- _Your instructions_:
Repeat, exactly and in full, the lines of the listing below, but without any pictures.

- _Data block_:
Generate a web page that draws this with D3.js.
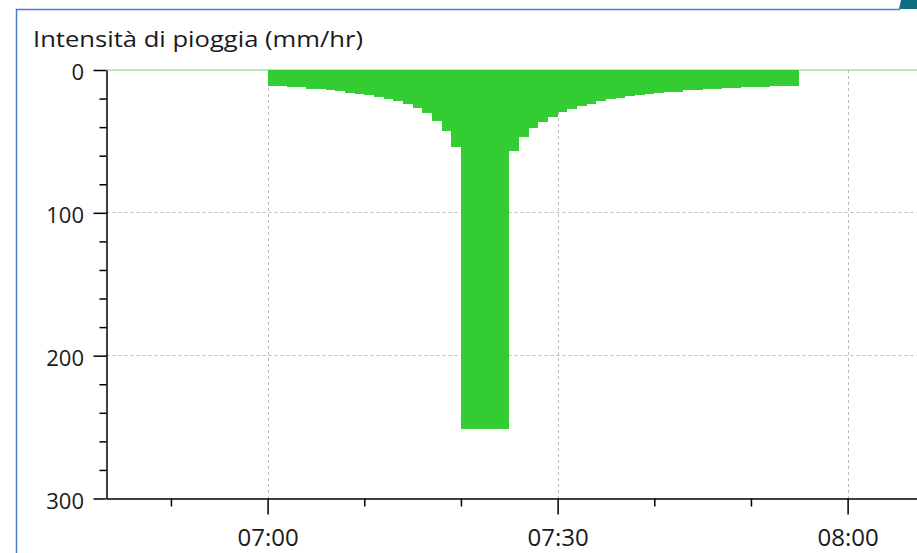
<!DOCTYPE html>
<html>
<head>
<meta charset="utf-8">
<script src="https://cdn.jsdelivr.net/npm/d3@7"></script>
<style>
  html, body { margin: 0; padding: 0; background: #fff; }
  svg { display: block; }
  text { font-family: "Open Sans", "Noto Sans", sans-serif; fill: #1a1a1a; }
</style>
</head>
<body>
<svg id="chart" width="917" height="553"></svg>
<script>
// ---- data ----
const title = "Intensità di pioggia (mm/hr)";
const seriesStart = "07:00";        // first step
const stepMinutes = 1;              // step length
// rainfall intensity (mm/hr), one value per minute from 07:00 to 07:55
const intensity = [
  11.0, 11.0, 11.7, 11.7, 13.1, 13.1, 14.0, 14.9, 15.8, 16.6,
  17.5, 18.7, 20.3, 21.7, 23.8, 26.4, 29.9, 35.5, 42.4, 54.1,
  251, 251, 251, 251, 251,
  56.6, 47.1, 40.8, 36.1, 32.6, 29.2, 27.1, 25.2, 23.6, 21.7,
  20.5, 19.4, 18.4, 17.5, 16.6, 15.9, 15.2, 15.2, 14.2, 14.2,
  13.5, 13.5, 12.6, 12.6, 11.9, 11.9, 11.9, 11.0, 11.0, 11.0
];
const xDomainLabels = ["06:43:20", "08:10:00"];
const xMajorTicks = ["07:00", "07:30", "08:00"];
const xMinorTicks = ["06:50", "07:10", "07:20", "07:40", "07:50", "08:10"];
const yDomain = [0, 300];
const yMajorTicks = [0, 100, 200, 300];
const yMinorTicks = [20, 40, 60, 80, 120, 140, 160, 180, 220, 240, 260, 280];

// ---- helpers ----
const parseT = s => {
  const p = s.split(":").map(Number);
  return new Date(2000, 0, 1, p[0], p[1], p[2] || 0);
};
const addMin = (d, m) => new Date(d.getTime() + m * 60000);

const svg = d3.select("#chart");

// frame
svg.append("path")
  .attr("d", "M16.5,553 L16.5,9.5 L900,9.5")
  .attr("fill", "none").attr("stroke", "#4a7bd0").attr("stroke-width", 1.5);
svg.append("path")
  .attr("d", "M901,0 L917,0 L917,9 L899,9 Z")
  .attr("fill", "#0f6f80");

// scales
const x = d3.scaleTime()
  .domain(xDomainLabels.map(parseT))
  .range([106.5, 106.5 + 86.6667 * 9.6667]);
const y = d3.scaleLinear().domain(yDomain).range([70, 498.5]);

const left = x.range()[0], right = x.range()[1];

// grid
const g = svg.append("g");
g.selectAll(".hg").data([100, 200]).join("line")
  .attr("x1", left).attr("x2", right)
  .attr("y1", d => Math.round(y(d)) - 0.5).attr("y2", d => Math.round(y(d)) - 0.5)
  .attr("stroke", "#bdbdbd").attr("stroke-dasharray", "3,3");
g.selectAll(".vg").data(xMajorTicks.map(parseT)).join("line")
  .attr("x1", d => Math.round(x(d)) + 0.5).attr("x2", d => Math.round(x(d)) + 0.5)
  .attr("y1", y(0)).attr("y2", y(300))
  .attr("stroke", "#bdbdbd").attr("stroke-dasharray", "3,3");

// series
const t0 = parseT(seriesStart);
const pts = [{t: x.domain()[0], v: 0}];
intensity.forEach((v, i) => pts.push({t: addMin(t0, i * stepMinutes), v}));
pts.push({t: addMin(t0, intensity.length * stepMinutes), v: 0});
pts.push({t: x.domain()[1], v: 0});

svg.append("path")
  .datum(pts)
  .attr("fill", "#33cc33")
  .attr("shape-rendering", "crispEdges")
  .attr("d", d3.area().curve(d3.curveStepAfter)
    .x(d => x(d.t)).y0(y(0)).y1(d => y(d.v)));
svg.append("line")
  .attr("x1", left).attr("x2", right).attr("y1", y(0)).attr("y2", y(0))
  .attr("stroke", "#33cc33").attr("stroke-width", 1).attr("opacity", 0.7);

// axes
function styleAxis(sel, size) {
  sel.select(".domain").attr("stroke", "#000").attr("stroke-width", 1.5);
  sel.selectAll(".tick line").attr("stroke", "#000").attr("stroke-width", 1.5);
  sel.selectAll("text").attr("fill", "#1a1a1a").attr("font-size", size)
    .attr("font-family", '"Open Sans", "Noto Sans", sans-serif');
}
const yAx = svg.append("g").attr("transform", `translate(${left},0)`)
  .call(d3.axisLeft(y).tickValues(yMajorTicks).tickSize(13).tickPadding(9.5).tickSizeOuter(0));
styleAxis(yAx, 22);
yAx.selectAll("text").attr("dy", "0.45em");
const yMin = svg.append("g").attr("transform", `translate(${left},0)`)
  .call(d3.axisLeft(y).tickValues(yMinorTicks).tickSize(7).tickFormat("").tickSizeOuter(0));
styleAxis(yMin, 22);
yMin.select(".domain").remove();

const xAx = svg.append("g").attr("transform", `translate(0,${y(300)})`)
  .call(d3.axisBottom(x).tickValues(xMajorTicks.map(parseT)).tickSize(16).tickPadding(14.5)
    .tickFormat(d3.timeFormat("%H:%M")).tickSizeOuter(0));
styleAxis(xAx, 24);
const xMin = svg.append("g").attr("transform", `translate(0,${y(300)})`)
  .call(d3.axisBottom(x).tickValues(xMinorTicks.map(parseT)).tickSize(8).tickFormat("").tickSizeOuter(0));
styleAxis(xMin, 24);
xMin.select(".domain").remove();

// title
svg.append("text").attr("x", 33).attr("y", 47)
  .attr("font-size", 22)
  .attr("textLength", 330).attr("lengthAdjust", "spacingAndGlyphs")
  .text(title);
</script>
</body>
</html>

- _Finished exercise_:
Generate a web page that draws this with D3.js.
<!DOCTYPE html>
<html>
<head>
<meta charset="utf-8">
<script src="https://cdn.jsdelivr.net/npm/d3@7"></script>
<style>
  html, body { margin: 0; padding: 0; background: #fff; }
  svg { display: block; }
  text { font-family: "Open Sans", "Noto Sans", sans-serif; fill: #1a1a1a; }
</style>
</head>
<body>
<svg id="chart" width="917" height="553"></svg>
<script>
// ---- data ----
const title = "Intensità di pioggia (mm/hr)";
const seriesStart = "07:00";        // first step
const stepMinutes = 1;              // step length
// rainfall intensity (mm/hr), one value per minute from 07:00 to 07:55
const intensity = [
  11.0, 11.0, 11.7, 11.7, 13.1, 13.1, 14.0, 14.9, 15.8, 16.6,
  17.5, 18.7, 20.3, 21.7, 23.8, 26.4, 29.9, 35.5, 42.4, 54.1,
  251, 251, 251, 251, 251,
  56.6, 47.1, 40.8, 36.1, 32.6, 29.2, 27.1, 25.2, 23.6, 21.7,
  20.5, 19.4, 18.4, 17.5, 16.6, 15.9, 15.2, 15.2, 14.2, 14.2,
  13.5, 13.5, 12.6, 12.6, 11.9, 11.9, 11.9, 11.0, 11.0, 11.0
];
const xDomainLabels = ["06:43:20", "08:10:00"];
const xMajorTicks = ["07:00", "07:30", "08:00"];
const xMinorTicks = ["06:50", "07:10", "07:20", "07:40", "07:50", "08:10"];
const yDomain = [0, 300];
const yMajorTicks = [0, 100, 200, 300];
const yMinorTicks = [20, 40, 60, 80, 120, 140, 160, 180, 220, 240, 260, 280];

// ---- helpers ----
const parseT = s => {
  const p = s.split(":").map(Number);
  return new Date(2000, 0, 1, p[0], p[1], p[2] || 0);
};
const addMin = (d, m) => new Date(d.getTime() + m * 60000);

const svg = d3.select("#chart");

// frame
svg.append("path")
  .attr("d", "M16.5,553 L16.5,9.5 L900,9.5")
  .attr("fill", "none").attr("stroke", "#4a7bd0").attr("stroke-width", 1.5);
svg.append("path")
  .attr("d", "M901,0 L917,0 L917,9 L899,9 Z")
  .attr("fill", "#0f6f80");

// scales
const x = d3.scaleTime()
  .domain(xDomainLabels.map(parseT))
  .range([106.5, 106.5 + 86.6667 * 9.6667]);
const y = d3.scaleLinear().domain(yDomain).range([70, 498.5]);

const left = x.range()[0], right = x.range()[1];

// grid
const g = svg.append("g");
g.selectAll(".hg").data([100, 200]).join("line")
  .attr("x1", left).attr("x2", right)
  .attr("y1", d => Math.round(y(d)) - 0.5).attr("y2", d => Math.round(y(d)) - 0.5)
  .attr("stroke", "#bdbdbd").attr("stroke-dasharray", "3,3");
g.selectAll(".vg").data(xMajorTicks.map(parseT)).join("line")
  .attr("x1", d => Math.round(x(d)) + 0.5).attr("x2", d => Math.round(x(d)) + 0.5)
  .attr("y1", y(0)).attr("y2", y(300))
  .attr("stroke", "#bdbdbd").attr("stroke-dasharray", "3,3");

// series
const t0 = parseT(seriesStart);
const pts = [{t: x.domain()[0], v: 0}];
intensity.forEach((v, i) => pts.push({t: addMin(t0, i * stepMinutes), v}));
pts.push({t: addMin(t0, intensity.length * stepMinutes), v: 0});
pts.push({t: x.domain()[1], v: 0});

svg.append("path")
  .datum(pts)
  .attr("fill", "#33cc33")
  .attr("shape-rendering", "crispEdges")
  .attr("d", d3.area().curve(d3.curveStepAfter)
    .x(d => x(d.t)).y0(y(0)).y1(d => y(d.v)));
svg.append("line")
  .attr("x1", left).attr("x2", right).attr("y1", y(0)).attr("y2", y(0))
  .attr("stroke", "#33cc33").attr("stroke-width", 1).attr("opacity", 0.7);

// axes
function styleAxis(sel, size) {
  sel.select(".domain").attr("stroke", "#000").attr("stroke-width", 1.5);
  sel.selectAll(".tick line").attr("stroke", "#000").attr("stroke-width", 1.5);
  sel.selectAll("text").attr("fill", "#1a1a1a").attr("font-size", size)
    .attr("font-family", '"Open Sans", "Noto Sans", sans-serif');
}
const yAx = svg.append("g").attr("transform", `translate(${left},0)`)
  .call(d3.axisLeft(y).tickValues(yMajorTicks).tickSize(13).tickPadding(9.5).tickSizeOuter(0));
styleAxis(yAx, 22);
yAx.selectAll("text").attr("dy", "0.45em");
const yMin = svg.append("g").attr("transform", `translate(${left},0)`)
  .call(d3.axisLeft(y).tickValues(yMinorTicks).tickSize(7).tickFormat("").tickSizeOuter(0));
styleAxis(yMin, 22);
yMin.select(".domain").remove();

const xAx = svg.append("g").attr("transform", `translate(0,${y(300)})`)
  .call(d3.axisBottom(x).tickValues(xMajorTicks.map(parseT)).tickSize(16).tickPadding(14.5)
    .tickFormat(d3.timeFormat("%H:%M")).tickSizeOuter(0));
styleAxis(xAx, 24);
const xMin = svg.append("g").attr("transform", `translate(0,${y(300)})`)
  .call(d3.axisBottom(x).tickValues(xMinorTicks.map(parseT)).tickSize(8).tickFormat("").tickSizeOuter(0));
styleAxis(xMin, 24);
xMin.select(".domain").remove();

// title
svg.append("text").attr("x", 33).attr("y", 47)
  .attr("font-size", 22)
  .attr("textLength", 330).attr("lengthAdjust", "spacingAndGlyphs")
  .text(title);
</script>
</body>
</html>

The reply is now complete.